40.     A refugee has the possibility of family reunification with their non-marital partner via the policy. A refugee’s right to apply for family reunification by invoking the policy was noted by Donnelly J. in I.H. at para. 69 where she said:

               “The appellant in this case was in a subsisting marriage at the time he entered into his third marriage in Pakistan. Simply because the appellant does not have an automatic right to family reunification with his third wife does not mean that he has no opportunity of residing with her in this jurisdiction. He has applied for a determination in accordance with the IHAP provisions and he is entitled to a determination in respect of that matter. I do not consider it helpful or appropriate for me to give an opinion on whether that should succeed or otherwise. No doubt the appropriate decision maker/makers will take all relevant matters into consideration”.

          The fact that s.56(9) may afford different or even lesser recognition of a non-marital relationship does not, of itself, deny any rights of cohabitation that may exist and any such rights as may exist can be asserted by the applicant in any application he may decide to make pursuant to the policy.  

41.     Section 56(9) does not deny any constitutional right to cohabit that may exist but, rather, utilises marriage as a basis on which to recognise the statutory entitlement to family reunification. The Supreme Court in A., S., and I. recognised the right of the legislature

                “to make a distinction between those who were married and whose marriage was subsisting on the date the sponsor made the application for international protection to seek permission for their spouse to join them in the State. I am of the view that this was a choice open to the legislature to take”.

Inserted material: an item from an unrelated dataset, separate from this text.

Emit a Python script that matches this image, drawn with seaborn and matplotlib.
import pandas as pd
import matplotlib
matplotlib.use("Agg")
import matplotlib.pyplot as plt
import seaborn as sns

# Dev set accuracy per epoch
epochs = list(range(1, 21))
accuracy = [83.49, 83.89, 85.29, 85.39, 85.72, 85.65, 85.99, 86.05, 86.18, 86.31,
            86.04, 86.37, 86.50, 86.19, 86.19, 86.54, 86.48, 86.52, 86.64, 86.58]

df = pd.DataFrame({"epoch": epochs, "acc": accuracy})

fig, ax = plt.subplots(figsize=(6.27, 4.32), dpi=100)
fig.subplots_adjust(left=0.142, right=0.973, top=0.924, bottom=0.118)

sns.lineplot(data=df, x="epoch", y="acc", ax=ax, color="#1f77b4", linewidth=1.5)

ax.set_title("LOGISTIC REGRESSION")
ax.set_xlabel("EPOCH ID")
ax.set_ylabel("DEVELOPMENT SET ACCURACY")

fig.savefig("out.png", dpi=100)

          Dunne J. was satisfied

               “that the distinction sought to be made in the legislation between those who were married prior to seeking international protection and those who married subsequently is one which is legitimate and is proportionate having regard to the need to provide for family reunification on the one hand and the need to have regard to immigration control on the other hand”. 

          On that basis, she determined the provisions of s. 56(9) were not unconstitutional.

(iv)   The right to marry and found a family

42.     As set out at paragraph 35 above, Article 41 does not restrict the State’s entitlement to determine, within constitutional and Convention parameters, what restrictions it will impose on any other family members with whom the applicant may wish to be reunited. The applicant does not enjoy a constitutional right to reside in the State with the mother of his children with whom he has been granted family reunification. Neither does Articles 41 oblige the State to facilitate a person’s entry into the State to enable them to marry; Akhtar v The Minister for Justice and Equality [2018] IEHC 781.

ECHR

43.     Insofar as the applicant seeks to rely on his right not to be discriminated against on grounds of his marital status pursuant to the Convention, for the same reasons as set out above, I consider the exclusion of his non-marital relationship from the scope of s.56 is grounded on the relationship with the applicant’s non-marital status and not on his marital status and, in any event, his status is that of a married person.

44.     The applicant is entitled to assert Article 8 rights in his relationship with his non-marital partner. Section 56(9) does not preclude the applicant from exercising his family rights under Article 8 or from exercising any Convention rights he may have to cohabit or form a family, in circumstances where he has yet to invoke the policy. I follow the dicta of Dunne J. in A., S., and I. where she held at para. 106:

               “It was and remains open to Mr. A and Mr. S to make an application under the Policy Document. Such an application has never been made. It is only if an application under the policy document was made and was rejected for a suspect reason that a consideration of the jurisprudence to be found in Hode and Abdi might be of assistance. In all the circumstances, I am satisfied that there is no question of incompatibility in relation to the provisions of s. 56(9)(a) of the Act of 2015 with the European Convention on Human Rights”.

Conclusions

45.     No EU law rights are engaged in the application of s.56 and the Charter is not therefore applicable.

46.     It is open to the applicant to invoke the policy which includes a Ministerial discretion to disapply the financial requirements which the applicant says he cannot satisfy.  It is lawful for the State to provide a non-statutory scheme for family reunification of non-marital partners, even where marital partners are permitted to avail of a less restrictive statutory scheme, as the decision maker respects is required to respect any constitutional or Convention rights that the applicant may have. 

47.     The State has not breached the applicant’s constitutional rights by providing a different and potentially more restrictive non-statutory scheme to assess the nature of his non-marital relationship in order to determine his entitlement to family reunification with them. A subsisting marital status confirms commitment by virtue of the parties having entered into the relationship, in contrast to the need to prove commitment within a non-marital relationship by a consideration of the circumstances of the relationship rather than just the fact of it.

48.     The applicant’s status is that of a married person which precludes him from asserting any potential constitutional rights of an unmarried person seeking family reunification with their non-marital partner as the issue is jus tertii.

49.     The applicant’s non-marital relationship is not materially similar to marriage as his relationship permitted him to marry a third party, as he chose to do, whereas no such choice would have been available to him had he been in the martial relationship that is recognised in Irish law.

50.     The applicant’s Convention rights have not been breached by denying him the benefit of s.56 family reunification.

51.     I therefore refuse the application for certiorari.

Indicative view on costs

52.     As the applicants have not succeeded in their application, my indicative view on costs is that costs should, in accordance with s.169 of the Legal Services Regulation Act, follow the cause and the respondents are entitled to their costs against the applicants. 

53.     I will list the matter for mention before me at 10:30 am on 18 November to allow the parties to make such further submissions on costs as they wish to make and to hear whatever submissions the parties wish to make on the final orders to be made.

 


Result:     Application for certiorari challenging the decision of the respondent refusing the applicant-™s application for family reunion with his non-marital partner refused.